Excerpt from a dataset

________________

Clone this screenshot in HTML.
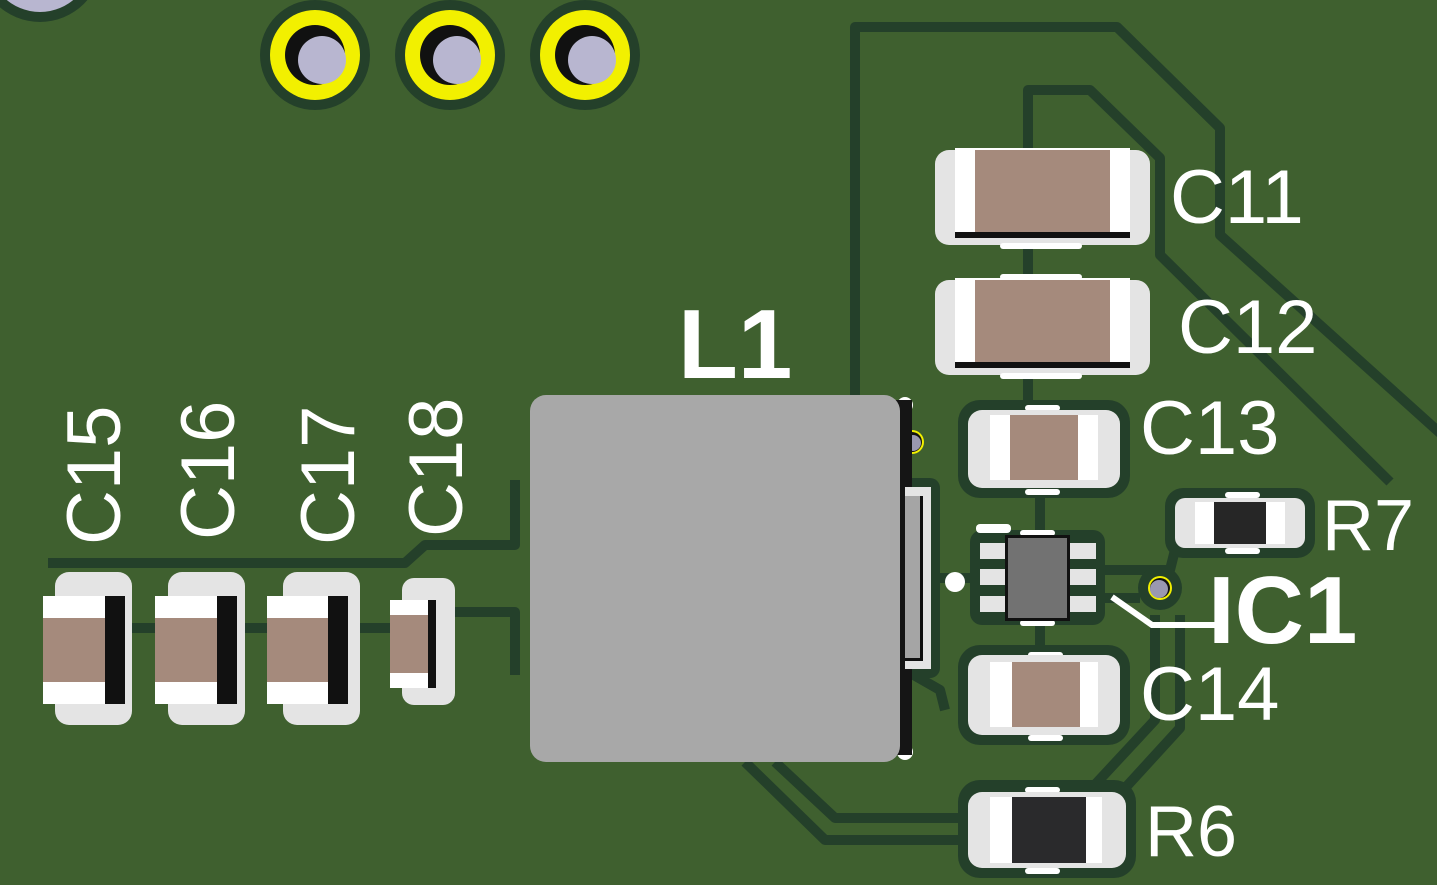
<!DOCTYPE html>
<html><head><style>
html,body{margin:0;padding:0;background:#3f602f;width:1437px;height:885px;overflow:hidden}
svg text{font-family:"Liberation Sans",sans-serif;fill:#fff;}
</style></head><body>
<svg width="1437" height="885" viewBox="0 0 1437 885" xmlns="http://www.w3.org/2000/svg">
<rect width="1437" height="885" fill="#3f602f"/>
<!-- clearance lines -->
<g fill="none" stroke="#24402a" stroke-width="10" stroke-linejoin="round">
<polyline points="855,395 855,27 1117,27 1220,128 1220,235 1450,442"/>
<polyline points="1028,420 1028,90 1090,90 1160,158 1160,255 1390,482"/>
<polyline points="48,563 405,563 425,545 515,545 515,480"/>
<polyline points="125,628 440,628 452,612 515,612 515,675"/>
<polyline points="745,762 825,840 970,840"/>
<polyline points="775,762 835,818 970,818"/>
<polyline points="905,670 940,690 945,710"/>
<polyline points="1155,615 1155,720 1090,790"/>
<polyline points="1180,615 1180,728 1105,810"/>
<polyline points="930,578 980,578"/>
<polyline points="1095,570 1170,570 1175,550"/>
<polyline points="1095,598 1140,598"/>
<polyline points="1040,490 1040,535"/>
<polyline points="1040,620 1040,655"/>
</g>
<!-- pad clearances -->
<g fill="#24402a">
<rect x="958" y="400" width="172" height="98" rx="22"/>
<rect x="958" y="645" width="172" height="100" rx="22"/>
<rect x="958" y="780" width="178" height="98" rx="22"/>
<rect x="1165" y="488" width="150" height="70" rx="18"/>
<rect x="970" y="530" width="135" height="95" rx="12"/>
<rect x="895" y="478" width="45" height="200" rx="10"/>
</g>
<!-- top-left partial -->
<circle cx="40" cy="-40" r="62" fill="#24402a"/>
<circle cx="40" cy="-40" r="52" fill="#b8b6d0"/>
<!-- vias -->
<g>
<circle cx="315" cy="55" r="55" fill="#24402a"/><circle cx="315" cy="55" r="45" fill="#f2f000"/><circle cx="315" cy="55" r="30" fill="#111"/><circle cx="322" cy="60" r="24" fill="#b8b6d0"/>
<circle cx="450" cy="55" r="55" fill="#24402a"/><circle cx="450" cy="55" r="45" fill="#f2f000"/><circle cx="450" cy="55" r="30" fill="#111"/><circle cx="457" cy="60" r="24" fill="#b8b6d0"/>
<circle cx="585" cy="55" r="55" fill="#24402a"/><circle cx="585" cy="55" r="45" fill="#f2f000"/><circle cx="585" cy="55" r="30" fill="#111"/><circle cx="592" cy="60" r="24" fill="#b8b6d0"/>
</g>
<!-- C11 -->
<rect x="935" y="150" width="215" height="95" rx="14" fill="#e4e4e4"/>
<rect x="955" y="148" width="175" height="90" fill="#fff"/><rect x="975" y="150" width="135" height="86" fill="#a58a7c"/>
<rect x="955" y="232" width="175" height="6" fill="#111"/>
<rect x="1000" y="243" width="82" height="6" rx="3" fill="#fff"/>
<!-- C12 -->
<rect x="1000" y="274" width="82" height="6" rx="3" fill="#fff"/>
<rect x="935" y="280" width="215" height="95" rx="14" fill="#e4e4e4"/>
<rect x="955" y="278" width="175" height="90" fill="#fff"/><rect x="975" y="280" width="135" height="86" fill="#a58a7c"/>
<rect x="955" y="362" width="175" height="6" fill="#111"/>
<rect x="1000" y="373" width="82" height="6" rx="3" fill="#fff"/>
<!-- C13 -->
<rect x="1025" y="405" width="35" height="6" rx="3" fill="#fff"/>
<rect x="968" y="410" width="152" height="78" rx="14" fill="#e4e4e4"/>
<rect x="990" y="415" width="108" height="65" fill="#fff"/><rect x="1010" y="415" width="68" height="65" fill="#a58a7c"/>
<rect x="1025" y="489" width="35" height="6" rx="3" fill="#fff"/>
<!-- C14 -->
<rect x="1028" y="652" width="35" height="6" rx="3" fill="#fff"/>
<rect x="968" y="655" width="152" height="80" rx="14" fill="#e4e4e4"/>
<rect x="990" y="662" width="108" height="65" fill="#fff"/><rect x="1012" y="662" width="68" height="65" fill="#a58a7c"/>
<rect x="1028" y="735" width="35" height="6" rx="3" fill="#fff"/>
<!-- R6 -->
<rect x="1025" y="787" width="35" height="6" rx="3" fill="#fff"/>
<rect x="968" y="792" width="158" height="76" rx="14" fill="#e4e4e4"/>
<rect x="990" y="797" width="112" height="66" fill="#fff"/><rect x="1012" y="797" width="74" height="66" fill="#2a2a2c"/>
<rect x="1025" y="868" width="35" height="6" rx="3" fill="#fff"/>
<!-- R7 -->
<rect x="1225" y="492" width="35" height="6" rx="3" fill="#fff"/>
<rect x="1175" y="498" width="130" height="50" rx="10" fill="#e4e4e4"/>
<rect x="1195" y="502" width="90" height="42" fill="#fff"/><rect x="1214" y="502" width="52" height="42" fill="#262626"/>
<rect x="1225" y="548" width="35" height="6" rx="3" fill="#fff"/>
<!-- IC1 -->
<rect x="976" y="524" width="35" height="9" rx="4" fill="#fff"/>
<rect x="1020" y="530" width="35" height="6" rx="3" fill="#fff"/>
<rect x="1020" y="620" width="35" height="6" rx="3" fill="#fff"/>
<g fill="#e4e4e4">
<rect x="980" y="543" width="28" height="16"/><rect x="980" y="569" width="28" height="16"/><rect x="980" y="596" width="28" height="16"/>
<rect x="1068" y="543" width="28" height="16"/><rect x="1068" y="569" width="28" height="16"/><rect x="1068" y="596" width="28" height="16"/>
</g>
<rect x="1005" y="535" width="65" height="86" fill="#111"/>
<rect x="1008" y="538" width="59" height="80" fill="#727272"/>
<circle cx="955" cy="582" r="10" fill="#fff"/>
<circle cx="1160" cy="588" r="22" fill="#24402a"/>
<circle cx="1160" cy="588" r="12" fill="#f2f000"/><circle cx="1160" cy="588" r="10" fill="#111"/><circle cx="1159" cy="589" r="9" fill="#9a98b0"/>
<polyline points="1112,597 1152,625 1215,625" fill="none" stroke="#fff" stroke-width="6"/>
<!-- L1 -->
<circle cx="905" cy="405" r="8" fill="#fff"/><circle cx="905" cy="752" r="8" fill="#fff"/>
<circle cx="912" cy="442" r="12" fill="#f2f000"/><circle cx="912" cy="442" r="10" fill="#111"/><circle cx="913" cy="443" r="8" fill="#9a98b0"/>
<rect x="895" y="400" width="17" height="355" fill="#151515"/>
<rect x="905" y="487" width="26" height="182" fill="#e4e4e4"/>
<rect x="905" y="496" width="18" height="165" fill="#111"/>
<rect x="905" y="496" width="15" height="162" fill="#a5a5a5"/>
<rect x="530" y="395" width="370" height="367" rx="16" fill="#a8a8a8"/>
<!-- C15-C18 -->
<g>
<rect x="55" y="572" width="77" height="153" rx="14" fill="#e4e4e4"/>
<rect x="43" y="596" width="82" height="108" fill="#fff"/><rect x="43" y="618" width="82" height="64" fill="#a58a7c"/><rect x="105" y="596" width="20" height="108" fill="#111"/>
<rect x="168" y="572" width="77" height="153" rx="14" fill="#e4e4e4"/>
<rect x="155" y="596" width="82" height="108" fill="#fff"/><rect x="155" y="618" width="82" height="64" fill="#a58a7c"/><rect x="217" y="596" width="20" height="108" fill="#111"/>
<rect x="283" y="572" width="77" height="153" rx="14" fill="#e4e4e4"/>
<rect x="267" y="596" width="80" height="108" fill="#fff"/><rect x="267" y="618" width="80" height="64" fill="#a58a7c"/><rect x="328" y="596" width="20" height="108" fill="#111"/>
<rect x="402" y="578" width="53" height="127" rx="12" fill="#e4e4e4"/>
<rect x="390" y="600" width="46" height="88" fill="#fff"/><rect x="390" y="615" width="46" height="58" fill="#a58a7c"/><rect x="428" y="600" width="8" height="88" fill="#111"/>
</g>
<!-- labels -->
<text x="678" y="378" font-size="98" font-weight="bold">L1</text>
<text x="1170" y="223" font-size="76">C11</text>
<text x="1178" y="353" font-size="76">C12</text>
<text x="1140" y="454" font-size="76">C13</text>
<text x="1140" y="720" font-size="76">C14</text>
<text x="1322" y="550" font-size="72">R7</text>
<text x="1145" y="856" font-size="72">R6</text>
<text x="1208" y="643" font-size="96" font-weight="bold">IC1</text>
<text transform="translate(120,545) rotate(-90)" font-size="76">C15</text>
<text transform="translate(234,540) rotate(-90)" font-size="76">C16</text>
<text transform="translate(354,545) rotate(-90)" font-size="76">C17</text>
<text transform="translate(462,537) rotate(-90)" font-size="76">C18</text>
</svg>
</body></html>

________________

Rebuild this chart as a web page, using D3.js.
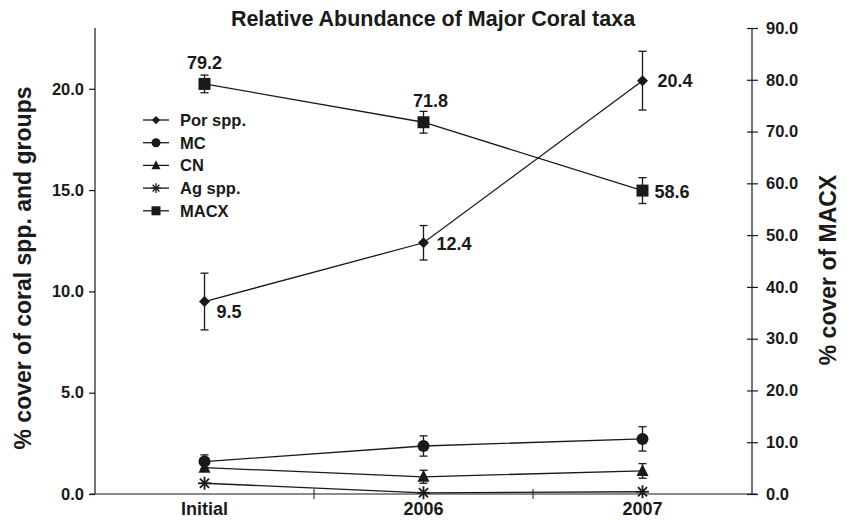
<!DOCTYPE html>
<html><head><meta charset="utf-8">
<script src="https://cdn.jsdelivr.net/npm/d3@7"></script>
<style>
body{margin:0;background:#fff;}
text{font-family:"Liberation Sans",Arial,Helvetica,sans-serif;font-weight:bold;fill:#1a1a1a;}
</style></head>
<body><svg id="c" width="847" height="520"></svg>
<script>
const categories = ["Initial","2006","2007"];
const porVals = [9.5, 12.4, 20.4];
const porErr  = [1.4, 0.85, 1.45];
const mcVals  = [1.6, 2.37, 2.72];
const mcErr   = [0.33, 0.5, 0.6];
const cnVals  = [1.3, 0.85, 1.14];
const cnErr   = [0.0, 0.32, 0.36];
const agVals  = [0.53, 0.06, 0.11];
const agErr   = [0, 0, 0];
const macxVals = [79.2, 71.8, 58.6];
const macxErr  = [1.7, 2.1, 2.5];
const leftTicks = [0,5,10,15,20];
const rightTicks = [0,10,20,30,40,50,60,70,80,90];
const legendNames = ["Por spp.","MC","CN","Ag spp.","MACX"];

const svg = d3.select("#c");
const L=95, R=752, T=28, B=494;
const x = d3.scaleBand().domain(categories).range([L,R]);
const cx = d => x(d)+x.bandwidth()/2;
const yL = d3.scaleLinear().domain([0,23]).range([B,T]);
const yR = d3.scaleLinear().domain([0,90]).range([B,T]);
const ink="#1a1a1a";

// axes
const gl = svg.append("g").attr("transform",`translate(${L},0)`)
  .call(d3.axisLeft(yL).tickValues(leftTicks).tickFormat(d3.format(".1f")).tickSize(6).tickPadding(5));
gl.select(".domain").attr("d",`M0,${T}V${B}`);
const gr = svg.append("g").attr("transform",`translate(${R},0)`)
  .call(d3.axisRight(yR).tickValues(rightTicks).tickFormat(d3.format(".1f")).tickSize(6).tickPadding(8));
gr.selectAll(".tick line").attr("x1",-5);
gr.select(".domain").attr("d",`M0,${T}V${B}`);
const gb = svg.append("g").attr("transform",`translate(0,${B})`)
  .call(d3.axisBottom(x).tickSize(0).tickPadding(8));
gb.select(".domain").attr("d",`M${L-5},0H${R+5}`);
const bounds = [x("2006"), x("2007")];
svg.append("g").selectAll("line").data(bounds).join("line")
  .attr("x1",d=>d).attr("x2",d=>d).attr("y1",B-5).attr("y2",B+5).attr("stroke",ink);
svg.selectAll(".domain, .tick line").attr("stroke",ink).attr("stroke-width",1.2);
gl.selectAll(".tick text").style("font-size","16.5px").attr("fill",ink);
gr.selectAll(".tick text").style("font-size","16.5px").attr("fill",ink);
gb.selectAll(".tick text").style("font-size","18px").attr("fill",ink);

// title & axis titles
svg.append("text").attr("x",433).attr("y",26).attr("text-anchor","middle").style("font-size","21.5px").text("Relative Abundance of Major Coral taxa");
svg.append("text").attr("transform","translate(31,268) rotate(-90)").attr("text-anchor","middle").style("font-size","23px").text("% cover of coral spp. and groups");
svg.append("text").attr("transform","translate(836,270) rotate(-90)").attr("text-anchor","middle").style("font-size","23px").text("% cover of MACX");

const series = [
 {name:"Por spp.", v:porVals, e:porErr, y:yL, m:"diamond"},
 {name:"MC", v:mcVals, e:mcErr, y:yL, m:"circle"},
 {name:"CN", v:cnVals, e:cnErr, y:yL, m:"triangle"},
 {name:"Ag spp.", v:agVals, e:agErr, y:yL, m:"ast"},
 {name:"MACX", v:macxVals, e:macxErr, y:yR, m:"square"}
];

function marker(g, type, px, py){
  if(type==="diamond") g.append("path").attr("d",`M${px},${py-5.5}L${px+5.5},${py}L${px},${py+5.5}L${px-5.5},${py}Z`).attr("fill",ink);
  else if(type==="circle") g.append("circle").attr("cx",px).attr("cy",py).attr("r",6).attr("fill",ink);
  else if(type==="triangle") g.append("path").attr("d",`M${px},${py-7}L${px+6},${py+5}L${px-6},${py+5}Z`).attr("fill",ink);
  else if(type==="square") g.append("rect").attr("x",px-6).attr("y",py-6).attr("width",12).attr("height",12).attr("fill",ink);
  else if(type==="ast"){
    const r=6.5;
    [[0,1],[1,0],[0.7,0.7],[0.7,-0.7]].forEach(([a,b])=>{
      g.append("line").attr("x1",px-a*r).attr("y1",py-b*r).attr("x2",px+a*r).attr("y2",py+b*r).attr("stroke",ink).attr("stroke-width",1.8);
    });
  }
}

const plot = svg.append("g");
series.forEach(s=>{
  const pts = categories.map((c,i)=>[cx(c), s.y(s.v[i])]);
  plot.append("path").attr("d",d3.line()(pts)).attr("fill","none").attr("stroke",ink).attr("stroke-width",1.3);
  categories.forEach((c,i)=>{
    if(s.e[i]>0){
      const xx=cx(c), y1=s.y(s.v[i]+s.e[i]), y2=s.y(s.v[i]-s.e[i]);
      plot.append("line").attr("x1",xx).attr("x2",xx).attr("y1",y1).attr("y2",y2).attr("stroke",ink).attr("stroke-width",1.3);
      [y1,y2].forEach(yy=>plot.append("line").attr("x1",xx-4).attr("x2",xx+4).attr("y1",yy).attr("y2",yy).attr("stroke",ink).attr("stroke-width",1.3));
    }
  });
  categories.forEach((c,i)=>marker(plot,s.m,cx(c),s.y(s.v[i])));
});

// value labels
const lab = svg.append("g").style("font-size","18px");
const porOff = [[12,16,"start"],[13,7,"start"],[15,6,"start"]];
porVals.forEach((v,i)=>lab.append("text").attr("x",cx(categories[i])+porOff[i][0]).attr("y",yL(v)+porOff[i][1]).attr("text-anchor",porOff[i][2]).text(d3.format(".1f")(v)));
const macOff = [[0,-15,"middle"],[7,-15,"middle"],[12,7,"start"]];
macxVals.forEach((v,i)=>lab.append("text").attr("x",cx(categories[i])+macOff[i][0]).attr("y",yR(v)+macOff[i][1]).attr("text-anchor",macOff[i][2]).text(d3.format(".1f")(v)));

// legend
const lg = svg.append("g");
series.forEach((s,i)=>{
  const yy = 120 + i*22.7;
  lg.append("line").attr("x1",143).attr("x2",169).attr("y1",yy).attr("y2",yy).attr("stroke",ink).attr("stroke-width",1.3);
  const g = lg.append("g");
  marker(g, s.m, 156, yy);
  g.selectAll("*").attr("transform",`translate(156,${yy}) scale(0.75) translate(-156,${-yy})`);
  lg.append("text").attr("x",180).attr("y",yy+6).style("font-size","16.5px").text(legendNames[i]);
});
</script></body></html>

________________

* AIM *
Pick out the lines containing the string "this" and show them.

* SOLUTION *
Clone this screenshot in HTML.
Rebuild this chart as a web page, using D3.js.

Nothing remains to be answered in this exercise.